Installation is similar to the older PATA standards you still need to secure it to a drive bay and you can change jumpers if needed or just use the good old cable select option. Connecting the cables is easier with SATA as the cables are much thinner and easier to connect than the standard IDE connectors.
The drive was fairly quiet and had a slight 'hum' to its operation. With the side of the case back on you could barely hear the drive, drives used to be notorious for noise and some drives are well known that the noise is a downside to the faster speeds.
To Test this drive I used it with the following setup.
Athlon 1800 XP
Windows XP + SP1
512Mb RAM 2100
Highpoint SATA PCI card 1520
I firstly decided to install XP from scratch so began the install by setting up the SATA card during the installation so that the card could see the drive and then installed XP as normal. My reasons for doing this to check how simple the install was from within XP set-up rather than a XP system already running, and to see if any problems arose.
No problems occurred and within a short time I had a blank installation, of course you need to remeber the bits/bytes so that you wont think you should get 200gb of usuable space. On this installation I ended up with 187GB.
If you have experienced the problems when trying to connect a normal drive into the connector on wither the board or the drive then you don't need to worry.
The cables are so much thinner and the reduced size of the connector head allows for quick connection rather than having to ensure the cable is the right way round and ensuring that the pins were not being bent or stressed.
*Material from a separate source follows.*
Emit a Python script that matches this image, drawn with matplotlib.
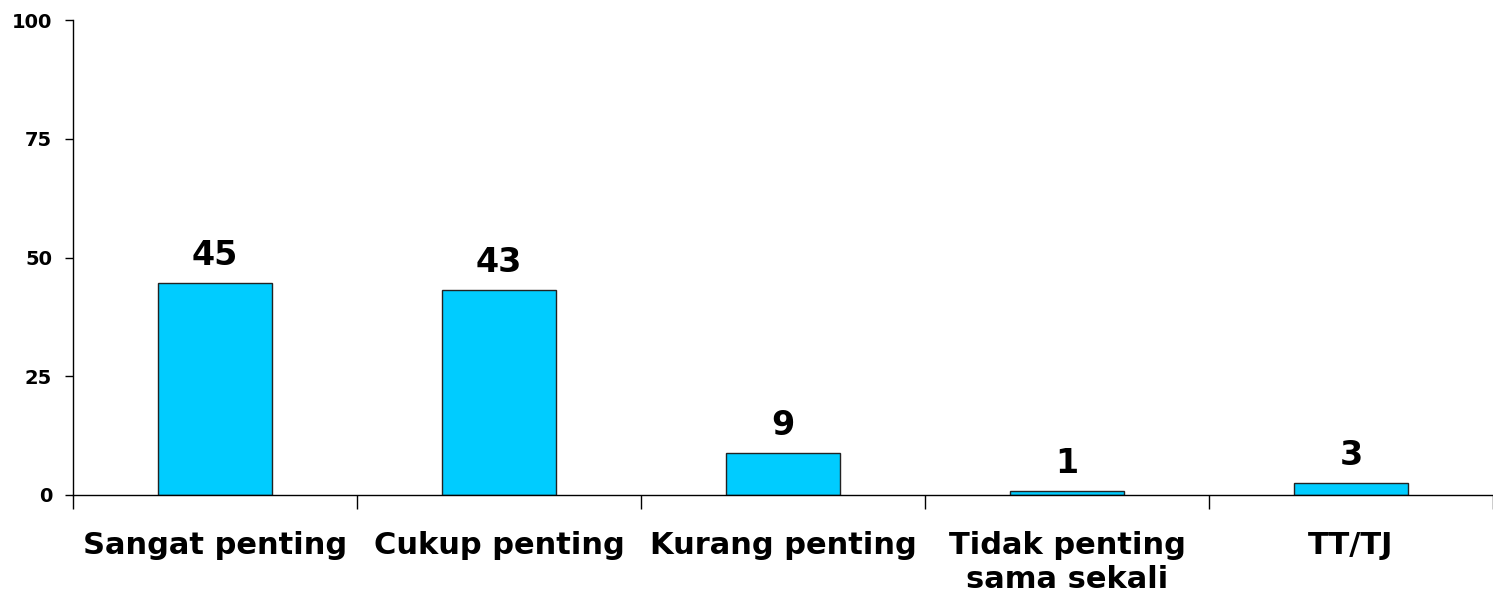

They also have a small groove which ensures that it can only be connected one way round.
Once all connected it was time to power up. The drive runs very quiet and once I had replaced the case side window the noise was barely auditable. Maxtor are one of the leading hard drive vendors and in this rang of drives have included Fluid Bearing motor technology which allows for smother and quieter operation.
The spec sheet quote an Acoustic value of 2.7 (bel) idle and 3.5 (bel) seek which is quiet but unfortunately I have no means to test this.
The drive was tested on the above set-up for a couple of days without any problems, I then tested it by ripping a dvd to the drive to see how long it took compared to the usual set-up. I found that around this drive allowed the data to be copied 15 mins faster than the usual drive.
The great thing about the price of hard drives per/Gb now is that space is so cheap and fast, if your not ready to switch to SATA then you can still get a PATA version of this drive. The amount of space needed per user will depend on each individuals use and needs but for gamers who often now need 2-GB just to install the latest game + patches + the usual office and other applications several GB is easy to build up.
If you're into video/dvd editing than again the space needed even if it's just for a buffer for the system to encode can be massive as well as the space per/hr etc. This drive provides a large capacity from a well-known and highly regarded vendor.
The benchmarks below give some indications on the performance, however I believe they could easily be higher if the drive was connected directly to the motherboard rather than through the Highpoint PCI SATA card (not supplied)
This drive is fast and provides plenty of space for your system to grow into. Price wise at the time of writing this series of Maxtor drives were several £ cheaper than their rivals on like for like models.
Warranty has been reduced to 1yr as inline with other hard drive vendors, but the drive performs well and is quiet although to me it did become a bit hot but then it is spinning and working at a high RPM etc.
I would like to re-run and update the review using the drive connected directly to a SATA connector on a motherboard to see if it improves. As I feel the drive has more to give and could be hindered by the use of the add-on card.
It would also be interesting to have 2 drives on review set-up as an array and again directly to a motherboard to see how they perform. I don't think you can ask for more space / £ and from a vendor this well known, highly regarded.